A big part of the problem, according to Republican strategists, is that GOP members themselves — the ones who stand the most to gain from large-scale House gains — haven’t chipped in accordingly, despite evidence of solid opportunities in at least 40 districts next year and with as many as 80 seats in play, according to the Cook Political Report’s estimates.

Democrats have $4 million from House members to spend on House races, while Republicans are saving their ammo for their own races and have only kicked in $2.1 million. "Republicans are already expressing concerns that they may not have enough resources to fully take advantage of the political climate," Politico reports, "which is shaping to be the most favorable for the GOP since the last time they took control of the House in 1994." And the GOP isn't doing any better in other fundraising efforts. In the last year, Democrats have outraised them by $18 million, with $15 million on hand. The Republican Congressional Committee has just $4.3 million, with $2 million in debt, "leaving it with just a pittance to fund the dozens of races it hopes to aggressively contest."

"Republicans have been through two cycles of psychological shell-shock. Their members’ first instinct is self-preservation, first and foremost," Republican consultant Phil Musser told Politico. "The fundraising environment for members in the minority isn’t what it is for members in the majority. It’s damn hard to raise the dough."

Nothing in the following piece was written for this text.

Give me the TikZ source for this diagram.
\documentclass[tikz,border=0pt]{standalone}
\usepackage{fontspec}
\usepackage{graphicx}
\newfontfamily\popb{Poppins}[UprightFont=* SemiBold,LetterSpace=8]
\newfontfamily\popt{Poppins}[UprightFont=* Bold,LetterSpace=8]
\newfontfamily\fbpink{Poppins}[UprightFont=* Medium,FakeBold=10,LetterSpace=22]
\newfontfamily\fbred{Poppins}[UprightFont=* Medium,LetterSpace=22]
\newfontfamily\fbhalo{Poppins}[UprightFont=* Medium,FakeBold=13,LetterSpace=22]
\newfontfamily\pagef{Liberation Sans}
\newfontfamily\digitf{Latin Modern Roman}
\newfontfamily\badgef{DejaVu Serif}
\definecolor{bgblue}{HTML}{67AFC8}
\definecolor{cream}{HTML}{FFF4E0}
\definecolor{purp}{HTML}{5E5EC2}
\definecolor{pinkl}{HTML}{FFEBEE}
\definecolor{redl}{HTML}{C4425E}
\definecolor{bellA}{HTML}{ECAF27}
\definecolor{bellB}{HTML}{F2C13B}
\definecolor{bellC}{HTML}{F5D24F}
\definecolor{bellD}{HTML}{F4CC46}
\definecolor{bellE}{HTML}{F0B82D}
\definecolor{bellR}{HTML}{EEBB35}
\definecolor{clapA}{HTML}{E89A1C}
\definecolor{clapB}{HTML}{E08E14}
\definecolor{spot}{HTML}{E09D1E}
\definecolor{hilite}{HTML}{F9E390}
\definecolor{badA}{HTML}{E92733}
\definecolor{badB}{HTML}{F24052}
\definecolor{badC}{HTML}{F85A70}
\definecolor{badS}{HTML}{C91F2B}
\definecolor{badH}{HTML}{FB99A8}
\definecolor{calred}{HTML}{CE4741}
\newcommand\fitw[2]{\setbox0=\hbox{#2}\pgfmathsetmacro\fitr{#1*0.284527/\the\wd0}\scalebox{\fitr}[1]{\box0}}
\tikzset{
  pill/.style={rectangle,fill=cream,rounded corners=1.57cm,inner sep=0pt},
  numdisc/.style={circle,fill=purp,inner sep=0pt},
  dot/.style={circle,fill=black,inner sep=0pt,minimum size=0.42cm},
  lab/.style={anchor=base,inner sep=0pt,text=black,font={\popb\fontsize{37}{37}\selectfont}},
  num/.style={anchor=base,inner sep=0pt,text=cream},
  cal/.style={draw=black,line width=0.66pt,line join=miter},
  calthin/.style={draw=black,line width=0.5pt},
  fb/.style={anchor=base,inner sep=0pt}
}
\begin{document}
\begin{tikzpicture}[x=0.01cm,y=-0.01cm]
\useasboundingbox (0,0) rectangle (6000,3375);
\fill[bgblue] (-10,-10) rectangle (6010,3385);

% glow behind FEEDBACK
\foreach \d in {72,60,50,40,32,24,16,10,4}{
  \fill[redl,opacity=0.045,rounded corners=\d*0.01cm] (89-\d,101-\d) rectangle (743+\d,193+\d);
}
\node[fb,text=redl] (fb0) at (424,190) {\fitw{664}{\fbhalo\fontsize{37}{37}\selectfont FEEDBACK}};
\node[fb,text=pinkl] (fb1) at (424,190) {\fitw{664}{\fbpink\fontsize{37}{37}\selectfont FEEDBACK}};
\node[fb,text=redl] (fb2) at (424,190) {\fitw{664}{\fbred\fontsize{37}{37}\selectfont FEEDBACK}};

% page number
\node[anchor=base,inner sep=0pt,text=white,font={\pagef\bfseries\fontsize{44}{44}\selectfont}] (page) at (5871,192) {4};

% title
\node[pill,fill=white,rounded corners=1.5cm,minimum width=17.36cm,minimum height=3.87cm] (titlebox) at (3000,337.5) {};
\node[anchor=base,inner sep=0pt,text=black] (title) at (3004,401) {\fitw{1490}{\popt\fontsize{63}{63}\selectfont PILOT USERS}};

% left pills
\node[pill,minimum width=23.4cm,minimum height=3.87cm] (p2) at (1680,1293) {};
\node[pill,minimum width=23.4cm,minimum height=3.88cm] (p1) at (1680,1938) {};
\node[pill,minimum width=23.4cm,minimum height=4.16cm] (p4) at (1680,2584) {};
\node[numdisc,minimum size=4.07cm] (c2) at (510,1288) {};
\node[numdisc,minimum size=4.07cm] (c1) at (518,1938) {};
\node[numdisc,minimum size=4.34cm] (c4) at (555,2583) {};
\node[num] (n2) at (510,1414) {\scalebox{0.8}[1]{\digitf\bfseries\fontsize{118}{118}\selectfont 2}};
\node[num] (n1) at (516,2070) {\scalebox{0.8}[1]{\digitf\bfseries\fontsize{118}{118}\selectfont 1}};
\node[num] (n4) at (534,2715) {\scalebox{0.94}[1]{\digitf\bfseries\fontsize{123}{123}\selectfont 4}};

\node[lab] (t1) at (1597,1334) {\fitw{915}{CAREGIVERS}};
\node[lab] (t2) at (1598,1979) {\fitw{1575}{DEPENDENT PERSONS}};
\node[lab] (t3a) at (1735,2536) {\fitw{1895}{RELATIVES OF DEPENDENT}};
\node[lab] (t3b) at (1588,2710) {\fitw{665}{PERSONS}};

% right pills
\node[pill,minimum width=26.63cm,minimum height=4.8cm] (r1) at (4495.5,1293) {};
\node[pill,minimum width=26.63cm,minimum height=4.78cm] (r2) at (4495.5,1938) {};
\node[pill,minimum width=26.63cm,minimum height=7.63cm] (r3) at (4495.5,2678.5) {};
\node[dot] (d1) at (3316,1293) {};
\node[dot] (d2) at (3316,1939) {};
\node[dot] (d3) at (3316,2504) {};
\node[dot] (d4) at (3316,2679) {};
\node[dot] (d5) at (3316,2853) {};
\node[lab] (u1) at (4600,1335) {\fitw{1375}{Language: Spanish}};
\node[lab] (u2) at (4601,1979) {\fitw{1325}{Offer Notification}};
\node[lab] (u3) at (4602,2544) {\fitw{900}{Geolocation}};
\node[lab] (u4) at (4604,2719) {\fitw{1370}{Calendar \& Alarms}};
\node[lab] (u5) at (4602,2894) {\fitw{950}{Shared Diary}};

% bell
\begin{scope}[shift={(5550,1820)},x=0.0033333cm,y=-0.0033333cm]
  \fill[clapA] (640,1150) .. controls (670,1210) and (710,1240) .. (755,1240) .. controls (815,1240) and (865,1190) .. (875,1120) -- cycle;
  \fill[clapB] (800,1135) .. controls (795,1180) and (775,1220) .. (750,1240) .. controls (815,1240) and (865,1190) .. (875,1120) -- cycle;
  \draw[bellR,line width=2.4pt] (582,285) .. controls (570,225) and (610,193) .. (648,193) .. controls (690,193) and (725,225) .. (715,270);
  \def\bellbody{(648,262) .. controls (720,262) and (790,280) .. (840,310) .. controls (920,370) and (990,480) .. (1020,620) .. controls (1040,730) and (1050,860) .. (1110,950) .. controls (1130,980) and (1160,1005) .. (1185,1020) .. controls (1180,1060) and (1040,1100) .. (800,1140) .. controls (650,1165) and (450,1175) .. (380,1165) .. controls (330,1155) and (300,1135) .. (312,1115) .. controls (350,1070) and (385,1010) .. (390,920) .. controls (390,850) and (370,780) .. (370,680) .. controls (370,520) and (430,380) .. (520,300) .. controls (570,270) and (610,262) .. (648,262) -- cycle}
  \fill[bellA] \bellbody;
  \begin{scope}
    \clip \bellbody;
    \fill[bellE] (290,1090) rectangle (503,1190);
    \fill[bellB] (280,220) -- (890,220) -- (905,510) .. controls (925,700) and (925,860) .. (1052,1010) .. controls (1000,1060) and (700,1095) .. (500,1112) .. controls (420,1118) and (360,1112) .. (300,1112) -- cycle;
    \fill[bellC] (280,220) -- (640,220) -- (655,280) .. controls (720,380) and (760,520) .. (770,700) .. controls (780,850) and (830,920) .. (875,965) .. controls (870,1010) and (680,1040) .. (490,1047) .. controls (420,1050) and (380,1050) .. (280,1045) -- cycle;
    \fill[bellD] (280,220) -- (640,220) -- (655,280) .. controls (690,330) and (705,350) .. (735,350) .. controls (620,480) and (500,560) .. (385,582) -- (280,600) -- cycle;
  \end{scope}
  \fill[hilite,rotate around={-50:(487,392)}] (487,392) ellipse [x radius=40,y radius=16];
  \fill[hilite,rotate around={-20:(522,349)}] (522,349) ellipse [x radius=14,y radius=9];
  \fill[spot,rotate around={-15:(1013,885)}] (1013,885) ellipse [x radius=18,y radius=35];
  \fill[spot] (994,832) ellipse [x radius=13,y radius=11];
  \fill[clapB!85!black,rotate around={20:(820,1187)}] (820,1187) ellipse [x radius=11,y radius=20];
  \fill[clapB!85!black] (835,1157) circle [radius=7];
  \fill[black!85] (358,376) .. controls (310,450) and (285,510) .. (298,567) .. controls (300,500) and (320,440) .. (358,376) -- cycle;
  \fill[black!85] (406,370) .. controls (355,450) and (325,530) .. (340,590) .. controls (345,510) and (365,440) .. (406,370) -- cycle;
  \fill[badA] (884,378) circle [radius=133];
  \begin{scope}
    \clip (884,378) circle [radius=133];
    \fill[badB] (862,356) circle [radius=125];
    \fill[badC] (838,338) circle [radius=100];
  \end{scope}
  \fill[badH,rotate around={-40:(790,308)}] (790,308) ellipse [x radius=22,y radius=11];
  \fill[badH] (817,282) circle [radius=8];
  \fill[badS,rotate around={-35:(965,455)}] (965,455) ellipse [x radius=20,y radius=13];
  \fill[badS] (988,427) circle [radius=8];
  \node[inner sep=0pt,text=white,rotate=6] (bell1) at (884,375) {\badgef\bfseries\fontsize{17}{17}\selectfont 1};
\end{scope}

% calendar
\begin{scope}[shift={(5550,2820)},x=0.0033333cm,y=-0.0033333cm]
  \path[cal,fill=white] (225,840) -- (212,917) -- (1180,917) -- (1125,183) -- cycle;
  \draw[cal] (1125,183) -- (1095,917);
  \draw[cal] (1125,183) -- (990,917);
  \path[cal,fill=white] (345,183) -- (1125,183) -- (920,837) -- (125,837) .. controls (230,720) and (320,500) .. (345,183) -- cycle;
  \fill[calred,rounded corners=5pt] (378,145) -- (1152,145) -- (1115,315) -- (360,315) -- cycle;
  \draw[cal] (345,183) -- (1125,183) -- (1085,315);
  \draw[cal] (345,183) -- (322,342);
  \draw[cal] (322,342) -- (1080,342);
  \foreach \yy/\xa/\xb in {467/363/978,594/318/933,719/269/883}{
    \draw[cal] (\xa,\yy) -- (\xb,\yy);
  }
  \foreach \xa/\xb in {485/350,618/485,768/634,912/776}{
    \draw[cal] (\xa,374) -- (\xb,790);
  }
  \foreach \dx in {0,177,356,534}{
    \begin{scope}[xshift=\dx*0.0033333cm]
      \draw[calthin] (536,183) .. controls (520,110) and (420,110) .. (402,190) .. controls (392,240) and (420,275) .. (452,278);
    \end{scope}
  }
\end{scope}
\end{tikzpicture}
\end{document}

Of course, Politico overstates the GOP's problem somewhat, by ignoring the fact that Republicans are soft money kings. They'll get a lot of help from outside groups in the form of attack ads. Pro-gun, anti-abortion, anti-gay, and pro-corporate groups will pump money into races, but this isn't the same as the Republican Party spending the money themselves. The result will be a strategy-by-committee where the special interest's left hand doesn't know -- and, in many cases, doesn't care -- what the Republican's right hand is doing.

Democrats are going to take a haircut this year -- and mostly because they deserve it -- but the stories about them facing a scalping are grossly overstating the case.